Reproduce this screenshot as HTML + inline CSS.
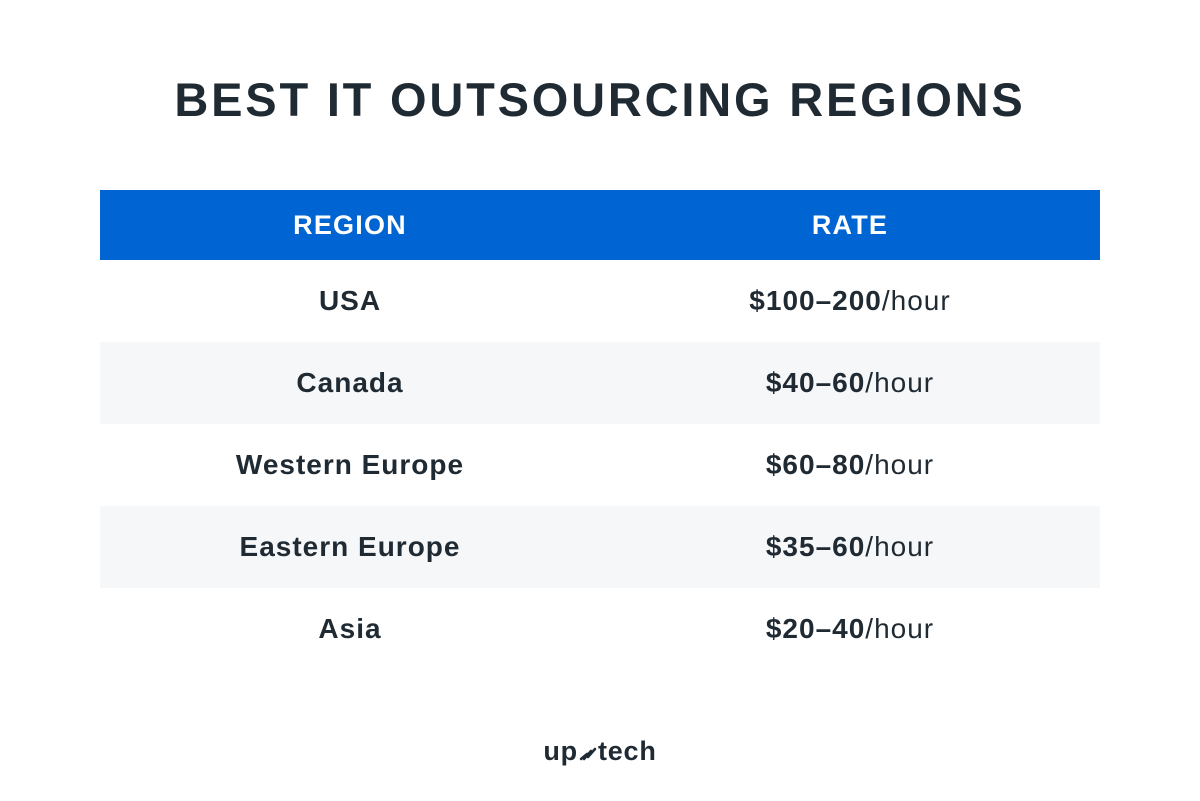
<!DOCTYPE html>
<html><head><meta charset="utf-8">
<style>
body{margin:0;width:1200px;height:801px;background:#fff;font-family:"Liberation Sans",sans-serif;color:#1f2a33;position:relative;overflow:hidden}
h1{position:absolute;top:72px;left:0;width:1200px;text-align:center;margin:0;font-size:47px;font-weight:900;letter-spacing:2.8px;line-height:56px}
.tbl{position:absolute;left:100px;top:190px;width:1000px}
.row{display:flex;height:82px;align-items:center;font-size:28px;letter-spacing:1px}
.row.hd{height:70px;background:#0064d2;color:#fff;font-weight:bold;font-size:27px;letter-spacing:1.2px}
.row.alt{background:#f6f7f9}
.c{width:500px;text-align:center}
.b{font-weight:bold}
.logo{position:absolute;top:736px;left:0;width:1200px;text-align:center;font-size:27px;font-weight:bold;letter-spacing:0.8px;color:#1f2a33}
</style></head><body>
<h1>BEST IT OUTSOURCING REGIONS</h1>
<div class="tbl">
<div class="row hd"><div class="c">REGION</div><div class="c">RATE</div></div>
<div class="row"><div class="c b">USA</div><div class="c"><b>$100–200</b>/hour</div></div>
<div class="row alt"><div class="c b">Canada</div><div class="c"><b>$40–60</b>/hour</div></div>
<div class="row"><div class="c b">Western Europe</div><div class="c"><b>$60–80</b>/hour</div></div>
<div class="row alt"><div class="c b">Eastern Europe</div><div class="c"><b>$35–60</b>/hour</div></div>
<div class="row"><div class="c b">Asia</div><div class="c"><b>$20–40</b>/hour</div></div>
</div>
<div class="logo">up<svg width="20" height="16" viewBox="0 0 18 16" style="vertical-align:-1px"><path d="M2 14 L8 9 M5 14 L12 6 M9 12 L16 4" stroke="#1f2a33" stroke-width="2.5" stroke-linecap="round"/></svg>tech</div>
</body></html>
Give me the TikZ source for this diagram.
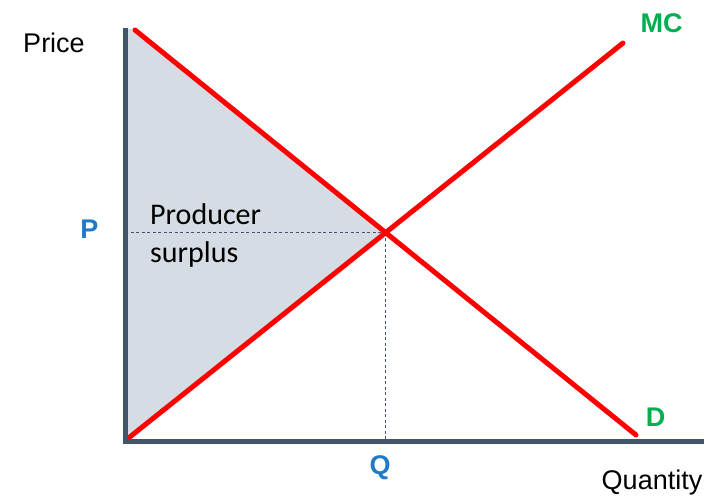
::::
Short exercise —
Leave out the pictures and retype every line above exactly.

Result of this task —
Reproduce this screenshot as HTML + inline CSS.
<!DOCTYPE html>
<html><head><meta charset="utf-8">
<style>
body{margin:0;width:1200px;height:801px;background:#fff;font-family:"Liberation Sans",sans-serif;color:#1f2a33;position:relative;overflow:hidden}
h1{position:absolute;top:72px;left:0;width:1200px;text-align:center;margin:0;font-size:47px;font-weight:900;letter-spacing:2.8px;line-height:56px}
.tbl{position:absolute;left:100px;top:190px;width:1000px}
.row{display:flex;height:82px;align-items:center;font-size:28px;letter-spacing:1px}
.row.hd{height:70px;background:#0064d2;color:#fff;font-weight:bold;font-size:27px;letter-spacing:1.2px}
.row.alt{background:#f6f7f9}
.c{width:500px;text-align:center}
.b{font-weight:bold}
.logo{position:absolute;top:736px;left:0;width:1200px;text-align:center;font-size:27px;font-weight:bold;letter-spacing:0.8px;color:#1f2a33}
</style></head><body>
<h1>BEST IT OUTSOURCING REGIONS</h1>
<div class="tbl">
<div class="row hd"><div class="c">REGION</div><div class="c">RATE</div></div>
<div class="row"><div class="c b">USA</div><div class="c"><b>$100–200</b>/hour</div></div>
<div class="row alt"><div class="c b">Canada</div><div class="c"><b>$40–60</b>/hour</div></div>
<div class="row"><div class="c b">Western Europe</div><div class="c"><b>$60–80</b>/hour</div></div>
<div class="row alt"><div class="c b">Eastern Europe</div><div class="c"><b>$35–60</b>/hour</div></div>
<div class="row"><div class="c b">Asia</div><div class="c"><b>$20–40</b>/hour</div></div>
</div>
<div class="logo">up<svg width="20" height="16" viewBox="0 0 18 16" style="vertical-align:-1px"><path d="M2 14 L8 9 M5 14 L12 6 M9 12 L16 4" stroke="#1f2a33" stroke-width="2.5" stroke-linecap="round"/></svg>tech</div>
</body></html>
Give me the TikZ source for this diagram.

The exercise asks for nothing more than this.